* **Stated task**
In the lines below, output everything from the first line through the line containing "from bokeh.resources import INLINE" exactly as it is. Pictures are not part of the output.

* **Dataset content**
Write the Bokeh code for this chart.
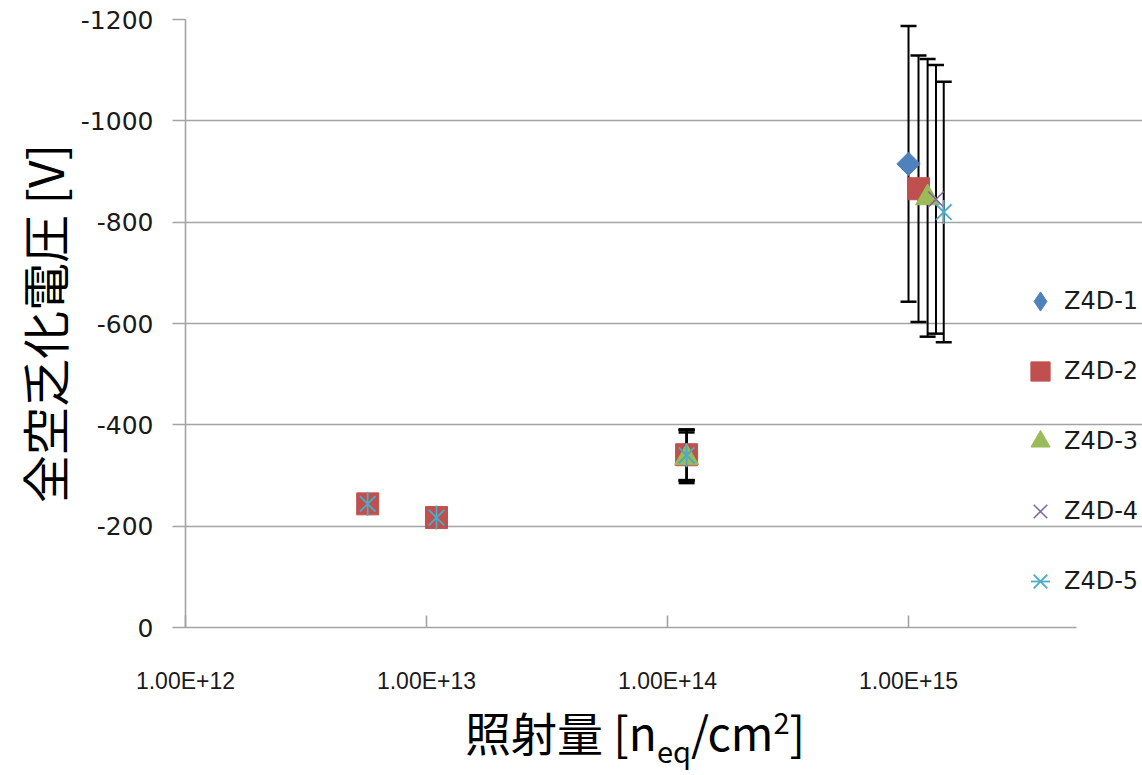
import numpy as np
from bokeh.plotting import figure
from bokeh.layouts import column
from bokeh.models import Range1d, FixedTicker, Legend, LegendItem, Div
from bokeh.embed import file_html
from bokeh.resources import INLINE

# Full depletion voltage vs. fluence, five Z4D sensors
series_names = ["Z4D-1", "Z4D-2", "Z4D-3", "Z4D-4", "Z4D-5"]

z1_fluence = [1.0e15]
z1_voltage = [-915]
z1_error = [272]

z2_fluence = [5.7e12, 1.1e13, 1.2e14, 1.1e15]
z2_voltage = [-244, -217, -341, -866]
z2_error = [0, 0, 50, 263]

z3_fluence = [1.2e14, 1.2e15]
z3_voltage = [-335, -848]
z3_error = [50, 274]

z4_fluence = [5.7e12, 1.1e13, 1.2e14, 1.3e15]
z4_voltage = [-244, -217, -340, -845]
z4_error = [0, 0, 50, 265]

z5_fluence = [5.7e12, 1.1e13, 1.2e14, 1.4e15]
z5_voltage = [-244, -217, -340, -820]
z5_error = [0, 0, 50, 257]

y_ticks = [0, -200, -400, -600, -800, -1000, -1200]
x_ticks = [1e12, 1e13, 1e14, 1e15]
x_tick_labels = ["1.00E+12", "1.00E+13", "1.00E+14", "1.00E+15"]

colors = ["#4F81BD", "#C0504D", "#9BBB59", "#8064A2", "#4BACC6"]
GRID = "#a3a3a3"
TICK_FONT = "DejaVu Sans"
XTICK_FONT = "Liberation Sans"
CJK = "Noto Sans CJK JP"

p = figure(width=1142, height=700, x_axis_type="log",
           x_range=Range1d(1e12, 9.35e15), y_range=Range1d(0, -1200),
           output_backend="svg", toolbar_location=None,
           min_border_left=185, min_border_right=0,
           min_border_top=19, min_border_bottom=73)
p.outline_line_color = None
p.background_fill_color = "white"
p.border_fill_color = "white"

# grid and axes
p.xgrid.grid_line_color = None
p.ygrid.grid_line_color = GRID
p.ygrid.grid_line_width = 1.6
p.ygrid.ticker = FixedTicker(ticks=y_ticks)

xa = p.xaxis[0]
xa.ticker = FixedTicker(ticks=x_ticks, minor_ticks=[])
xa.major_label_overrides = dict(zip(x_ticks, x_tick_labels))
xa.bounds = (1e12, 5e15)
xa.axis_line_color = GRID
xa.axis_line_width = 1.6
xa.major_tick_line_color = GRID
xa.major_tick_line_width = 1.6
xa.major_tick_in = 12
xa.major_tick_out = 0
xa.minor_tick_line_color = None
xa.major_label_text_font = XTICK_FONT
xa.major_label_text_font_size = "23px"
xa.major_label_text_color = "#1a1a1a"
xa.major_label_standoff = 40

ya = p.yaxis[0]
ya.ticker = FixedTicker(ticks=y_ticks, minor_ticks=[])
ya.major_label_overrides = {t: str(t) for t in y_ticks}
ya.axis_line_color = GRID
ya.axis_line_width = 1.6
ya.major_tick_line_color = GRID
ya.major_tick_line_width = 1.6
ya.major_tick_in = 0
ya.major_tick_out = 13
ya.minor_tick_line_color = None
ya.major_label_text_font = TICK_FONT
ya.major_label_text_font_size = "25px"
ya.major_label_text_color = "#1a1a1a"
ya.major_label_standoff = 19
ya.axis_label = "全空乏化電圧 [V]"
ya.axis_label_text_font = CJK
ya.axis_label_text_font_size = "48px"
ya.axis_label_text_font_style = "normal"
ya.axis_label_text_color = "black"
ya.axis_label_standoff = 0

# error bars drawn first so the markers sit on top
all_series = [
    (z1_fluence, z1_voltage, z1_error),
    (z2_fluence, z2_voltage, z2_error),
    (z3_fluence, z3_voltage, z3_error),
    (z4_fluence, z4_voltage, z4_error),
    (z5_fluence, z5_voltage, z5_error),
]
for fl, v, e in all_series:
    fl = np.array(fl); v = np.array(v, dtype=float); e = np.array(e, dtype=float)
    m = e > 0
    lo = v[m] + e[m]
    hi = v[m] - e[m]
    p.segment(fl[m], lo, fl[m], hi, line_color="black", line_width=2)
    p.scatter(np.concatenate([fl[m], fl[m]]), np.concatenate([lo, hi]),
              marker="dash", size=16, line_color="black", line_width=2.5)

r1 = p.scatter(z1_fluence, z1_voltage, marker="square", angle=np.pi / 4, size=16.5,
               fill_color=colors[0], line_color=colors[0])
r2 = p.scatter(z2_fluence, z2_voltage, marker="square", size=22,
               fill_color=colors[1], line_color=colors[1])
r3 = p.scatter(z3_fluence, z3_voltage, marker="triangle", size=24,
               fill_color=colors[2], line_color=colors[2])
r4 = p.scatter(z4_fluence, z4_voltage, marker="x", size=22,
               line_color=colors[3], line_width=1.5)
r5a = p.scatter(z5_fluence, z5_voltage, marker="x", size=22,
                line_color=colors[4], line_width=1.8)
r5b = p.scatter(z5_fluence, z5_voltage, marker="dash", angle=np.pi / 2, size=24,
                line_color=colors[4], line_width=1.8)

# legend key for the diamond series (legend icons are always drawn unrotated)
r1_key = p.scatter(x=[np.nan], y=[np.nan], marker="diamond", size=24,
                   fill_color=colors[0], line_color=colors[0])

legend = Legend(items=[
    LegendItem(label=series_names[0], renderers=[r1_key]),
    LegendItem(label=series_names[1], renderers=[r2]),
    LegendItem(label=series_names[2], renderers=[r3]),
    LegendItem(label=series_names[3], renderers=[r4]),
    LegendItem(label=series_names[4], renderers=[r5a, r5b]),
], location=(831, 22), orientation="vertical")
legend.background_fill_alpha = 0
legend.border_line_color = None
legend.glyph_width = 48
legend.glyph_height = 48
legend.label_standoff = 0
legend.spacing = 22
legend.padding = 0
legend.margin = 0
legend.label_text_font = TICK_FONT
legend.label_text_font_size = "24px"
legend.label_text_color = "#1a1a1a"
p.add_layout(legend, "center")

# x-axis title with subscript and superscript
xtitle = Div(
    text='照射量 [n<span style="font-size:29px; position:relative; top:12px;">eq</span>'
         '/cm<span style="font-size:29px; position:relative; top:-17px;">2</span>]',
    width=1142, height=75,
    styles={"font-family": "'Noto Sans CJK JP'", "font-size": "46px",
            "line-height": "52px", "color": "black", "padding-left": "460px",
            "white-space": "nowrap"})

open("out.html", "w").write(file_html(column(p, xtitle, spacing=0), INLINE))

* **Written reply**
Write the Bokeh code for this chart.
import numpy as np
from bokeh.plotting import figure
from bokeh.layouts import column
from bokeh.models import Range1d, FixedTicker, Legend, LegendItem, Div
from bokeh.embed import file_html
from bokeh.resources import INLINE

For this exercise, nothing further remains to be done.